Second, Peter prayed too little (Mark 14:32-41). Jesus took Peter and others with Him to pray. He asked them to keep watch (for His enemies). They fell asleep. Jesus specifically addressed Peter when He ask, “…are you sleeping? Could you not watch one hour? Watch and pray…” In the same way, we pray too little. The Devil doesn’t care if we study the Scripture or witness so long as we are active without accomplishing anything. However, Satan does care if we pray over the Scripture because that brings us closer to God and he does care if we talk to God about men instead of talking to men about God. What we do for God must be bathed in prayer. Often we come to worship unprepared—we cannot come into the presence of God with impure hearts. We need to pray more.

Third, Peter acted too soon (Mark 14:43-50). Peter was out like a light and when the Roman soldiers arrived he sprang into action. But he was tired and angry. And his skill with a sword was lacking. He cut off the ear of a man. Peter was not submitting himself to the will of God. He merely acted out with emotion.  Peter didn’t realize his need for total dependence on God. In the same way we must always approach the throne of God knowing that we are totally dependent on Him. We often decimate our worship when we act in the energy of the flesh but not the power of the Spirit. As with Peter, we are often active when we should be passive and we are passive when we should be active.

Forth, Peter thought too little too late (Mark 14:66-74). The first three barriers to worship in Peter’s life fueled this final barrier. Peter claimed to be the one person upon whom Jesus could depend. He would not fall away—you can count on me were the implications made by Peter. He would prove this by drawing his sword to fend off 100 men. This is the same Peter who, later that evening, would say, “I do not know this Man of whom you speak.” What a collapse. Peter would have never believed he could fall so far. But are we any better? If we even think the words, “I would never say or do this or that” then we are on the same road as Peter. After Peter’s denial, only then did he “call to mind the word that Jesus had said to him.” He thought too little too late and then he wept. This is our most serious problem.

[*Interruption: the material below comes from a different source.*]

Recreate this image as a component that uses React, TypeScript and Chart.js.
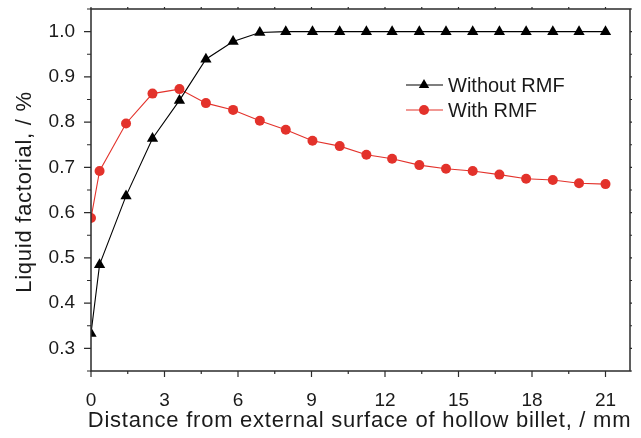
import React, { useEffect, useRef } from "react";
import { Chart, registerables } from "chart.js";

Chart.register(...registerables);

const distances = [0, 0.35, 1.43, 2.51, 3.61, 4.69, 5.8, 6.89, 7.95, 9.04, 10.15, 11.24, 12.29, 13.4, 14.49, 15.58, 16.67, 17.76, 18.85, 19.92, 21.0];
const withoutRMF = [0.333, 0.485, 0.637, 0.764, 0.848, 0.939, 0.978, 0.998, 1.0, 1.0, 1.0, 1.0, 1.0, 1.0, 1.0, 1.0, 1.0, 1.0, 1.0, 1.0, 1.0];
const withRMF = [0.588, 0.692, 0.797, 0.863, 0.873, 0.842, 0.827, 0.803, 0.783, 0.759, 0.747, 0.728, 0.719, 0.705, 0.697, 0.692, 0.684, 0.675, 0.672, 0.665, 0.663];

const xTicks = [0, 3, 6, 9, 12, 15, 18, 21];
const xMinorTicks = [1.5, 4.5, 7.5, 10.5, 13.5, 16.5, 19.5];
const yTicks = [0.3, 0.4, 0.5, 0.6, 0.7, 0.8, 0.9, 1.0];
const yMinorTicks = [0.25, 0.35, 0.45, 0.55, 0.65, 0.75, 0.85, 0.95, 1.05];

const seriesLabels = ["Without RMF", "With RMF"];
const xTitle = "Distance from external surface of hollow billet, / mm";
const yTitle = "Liquid factorial, / %";

const RED = "#e3322b";
const FONT = "'Liberation Sans', Arial, Helvetica, sans-serif";

const framePlugin = {
  id: "frameTicks",
  afterDatasetsDraw(chart: any) {
    const { ctx, chartArea } = chart;
    const { left, right, top, bottom } = chartArea;
    const xs = chart.scales.x;
    const ys = chart.scales.y;
    ctx.save();
    ctx.strokeStyle = "#2b2b2b";
    ctx.lineWidth = 1.5;
    ctx.strokeRect(left, top, right - left, bottom - top);
    ctx.lineWidth = 1.2;
    ctx.beginPath();
    const xt = (v: number, major: boolean) => {
      const p = xs.getPixelForValue(v);
      ctx.moveTo(p, bottom);
      ctx.lineTo(p, bottom + (major ? 6 : 3));
      ctx.moveTo(p, top);
      ctx.lineTo(p, top - 2);
    };
    const yt = (v: number, major: boolean) => {
      const p = ys.getPixelForValue(v);
      ctx.moveTo(left, p);
      ctx.lineTo(left - (major ? 7 : 4), p);
      ctx.moveTo(right, p);
      ctx.lineTo(right + 2, p);
    };
    xTicks.forEach((v) => xt(v, true));
    xMinorTicks.forEach((v) => xt(v, false));
    yTicks.forEach((v) => yt(v, true));
    yMinorTicks.forEach((v) => yt(v, false));
    ctx.stroke();
    ctx.restore();
  },
};

const titlePlugin = {
  id: "axisTitles",
  afterDraw(chart: any) {
    const { ctx, chartArea } = chart;
    ctx.save();
    ctx.fillStyle = "#1a1a1a";
    ctx.font = `22px ${FONT}`;
    ctx.textAlign = "center";
    ctx.textBaseline = "middle";
    try {
      (ctx as any).letterSpacing = "0.75px";
    } catch (e) {}
    ctx.fillText(xTitle, (chartArea.left + chartArea.right) / 2 - 1, 421);
    ctx.translate(25, 192);
    ctx.rotate(-Math.PI / 2);
    ctx.fillText(yTitle, 0, 0);
    ctx.restore();
  },
};

const legendPlugin = {
  id: "insideLegend",
  afterDraw(chart: any) {
    const { ctx } = chart;
    const rows = [
      { y: 85, color: "#000000", style: "triangle" },
      { y: 110, color: RED, style: "circle" },
    ];
    ctx.save();
    rows.forEach((r, i) => {
      const label = chart.data.datasets[i].label;
      ctx.strokeStyle = r.color;
      ctx.lineWidth = 1.2;
      ctx.beginPath();
      ctx.moveTo(406, r.y);
      ctx.lineTo(443, r.y);
      ctx.stroke();
      ctx.fillStyle = r.color;
      ctx.beginPath();
      if (r.style === "triangle") {
        const rad = 6;
        let a = 0;
        ctx.moveTo(424 + Math.sin(a) * rad, r.y - Math.cos(a) * rad);
        a += (2 * Math.PI) / 3;
        ctx.lineTo(424 + Math.sin(a) * rad, r.y - Math.cos(a) * rad);
        a += (2 * Math.PI) / 3;
        ctx.lineTo(424 + Math.sin(a) * rad, r.y - Math.cos(a) * rad);
        ctx.closePath();
      } else {
        ctx.arc(424, r.y, 5, 0, Math.PI * 2);
      }
      ctx.fill();
      ctx.fillStyle = "#1a1a1a";
      ctx.font = `20px ${FONT}`;
      ctx.textBaseline = "middle";
      ctx.textAlign = "left";
      ctx.fillText(label, 448, r.y + 1);
    });
    ctx.restore();
  },
};

const zeroPad = (s: any) => {
  s.paddingTop = 0;
  s.paddingBottom = 0;
  s.paddingLeft = 0;
  s.paddingRight = 0;
};

export default function App() {
  const canvasRef = useRef<HTMLCanvasElement | null>(null);

  useEffect(() => {
    if (!canvasRef.current) return;
    const chart = new Chart(canvasRef.current, {
      type: "line",
      data: {
        datasets: [
          {
            label: seriesLabels[0],
            data: distances.map((x, i) => ({ x, y: withoutRMF[i] })),
            borderColor: "#000000",
            backgroundColor: "#000000",
            borderWidth: 1.1,
            pointStyle: "triangle",
            pointRadius: 6.5,
            pointBorderWidth: 0,
            tension: 0,
          },
          {
            label: seriesLabels[1],
            data: distances.map((x, i) => ({ x, y: withRMF[i] })),
            borderColor: RED,
            backgroundColor: RED,
            borderWidth: 1.1,
            pointStyle: "circle",
            pointRadius: 5,
            pointBorderWidth: 0,
            tension: 0,
          },
        ],
      },
      options: {
        animation: false,
        responsive: false,
        maintainAspectRatio: false,
        layout: { padding: { top: 9, right: 11, left: 0, bottom: 0 } },
        plugins: {
          legend: { display: false },
          tooltip: { enabled: false },
        },
        scales: {
          x: {
            type: "linear",
            min: 0,
            max: 22,
            grid: { display: false, drawTicks: false },
            border: { display: false },
            afterBuildTicks: (s: any) => {
              s.ticks = xTicks.map((v) => ({ value: v }));
            },
            afterFit: (s: any) => {
              s.height = 67;
              zeroPad(s);
            },
            ticks: {
              autoSkip: false,
              maxRotation: 0,
              padding: 18,
              color: "#1a1a1a",
              font: { family: FONT, size: 19 },
              callback: (v: any) => String(v),
            },
          },
          y: {
            type: "linear",
            min: 0.25,
            max: 1.05,
            grid: { display: false, drawTicks: false },
            border: { display: false },
            afterBuildTicks: (s: any) => {
              s.ticks = yTicks.map((v) => ({ value: v }));
            },
            afterFit: (s: any) => {
              s.width = 91;
              zeroPad(s);
            },
            ticks: {
              autoSkip: false,
              padding: 16,
              color: "#1a1a1a",
              font: { family: FONT, size: 19 },
              callback: (v: any) => Number(v).toFixed(1),
            },
          },
        },
      },
      plugins: [framePlugin, legendPlugin, titlePlugin],
    });
    return () => chart.destroy();
  }, []);

  return (
    <div style={{ position: "fixed", left: 0, top: 0, width: 641, height: 438, background: "#fff" }}>
      <canvas ref={canvasRef} width={641} height={438} style={{ width: 641, height: 438, display: "block" }} />
    </div>
  );
}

To reverse these barriers to our worship we need to begin by thinking more. We need to ask God to help us think more. What would you do in a worship service if all of sudden everything were to go quiet? Would you become impatient thinking the “worship team” should do more to keep the service moving? Would you pick up the bulletin and start to read it? Or would you turn the quietness of the moment into a time to pray and a time to think? Perhaps the silent moment is meant to be a time for you to think and reflect. How well would you do?

Most people in our community never think. Some think they think but they are merely rearranging their prejudices. Only a very few actually think. We need to refocus the process of worship. Romans 12:2 tells us to be transformed by the renewing of our minds. Our minds should never be in neutral. Jesus told us that we are to love the Lord our God with all of our heart, soul, strength, and mind (Mark 12:30). Only then can we give complete glory and honor to God through our worship. How are you doing?

Which of these four barriers to worship most impact your life? What plan do you have to improve your worship of God?

2 Replies to "Barriers to Worship"

  • Roger Streifel
    June 14, 2012 (10:28 pm)

    My biggest barrier is #3. I act too quickly. I usually pray for Gods guidance in providing me the ability to follow His Will. But I have a bad tendency to not wait for Gods answer and jump into making a decison based on my emotion. I need to make sure I WAIT and give things time to see Gods plan for me clearly as I continously and fervently pray on my decision making.

    • Dr. Jon Hanson
      June 16, 2012 (9:30 am)

      I agree that so often we leap before we look. The Psalms are filled with commands that we praise God continuously and we wait on Him. Sometimes He seems to move quickly while other times He seems to be much slower than we desire.